A Call to Arms, September 23, 2003
By "mooncalling"

This book is amazing, Ms Steingrabers style of writing - hard (and often frightening) facts interspersed with personal vignettes - makes it a pleasure to read. I couldn't put it down. As a childless woman I do wonder though, how a newly pregnant first time mother might react to such startling information; this is not a caution to avoid reading Ms Steingrabers book but rather a suggestion to read it well before conception or to allow time for the full impact of the book to be integrated (and perhaps the panic to recede). The truth would seem to be that there is no longer any clean air on this planet of ours and pollution of all kinds is a daily reality regardless of where in the world we live, breast fed human babies are at the top of the food chain therefore serious, long lasting action should be taken to protect our offspring from the concentrated amounts of toxins they can potentially receive inutero and postpartum - when you know what's going on, you can call for change. Happy reading.

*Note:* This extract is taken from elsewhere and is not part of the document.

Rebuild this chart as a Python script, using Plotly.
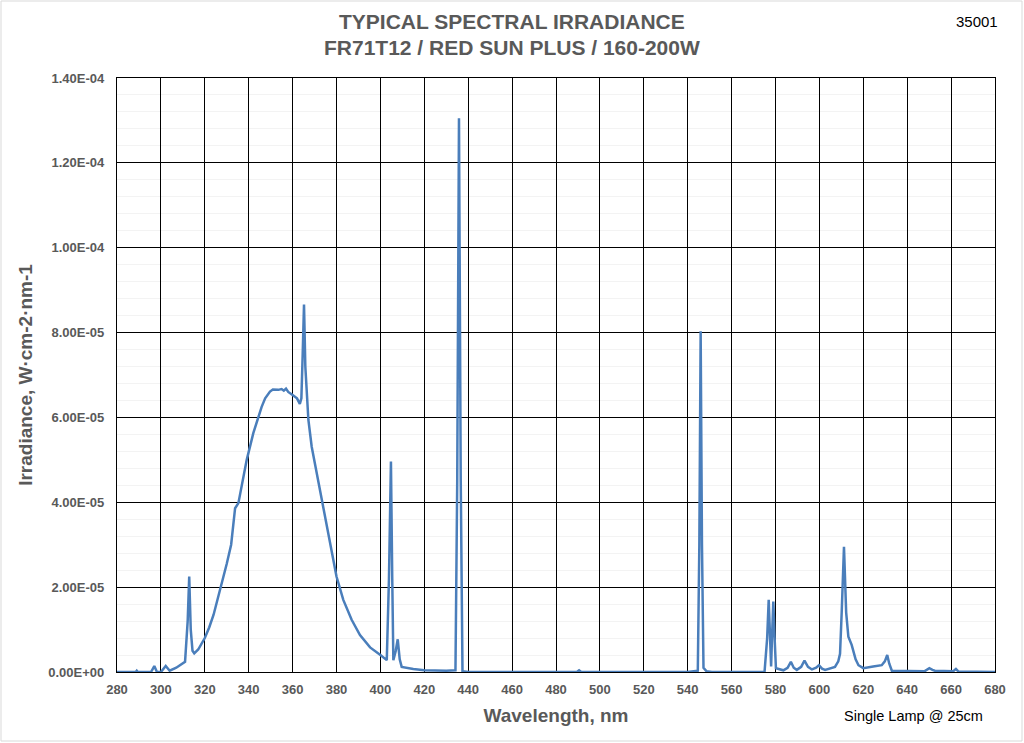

So empowering, January 21, 2003
By Mrs Nicola Williams

I'm a breastfeeding counsellor here in the UK and do my best to keep up to date with research pertaining to anything to do with breastfeeding. This book, which I came upon purely by accident, opened my eyes to a whole new problem. I found the book so informing and so well written. I have a whole new avenue of personal research to investigate now and, I have information to share with parents who want it. I feel empowered because, as the last chapter offers, I have ideas now as to how I can play my part in making the world of breastfed babies, my own and others, a safer place to live. With grateful thanks to Sandra for opening my eyes.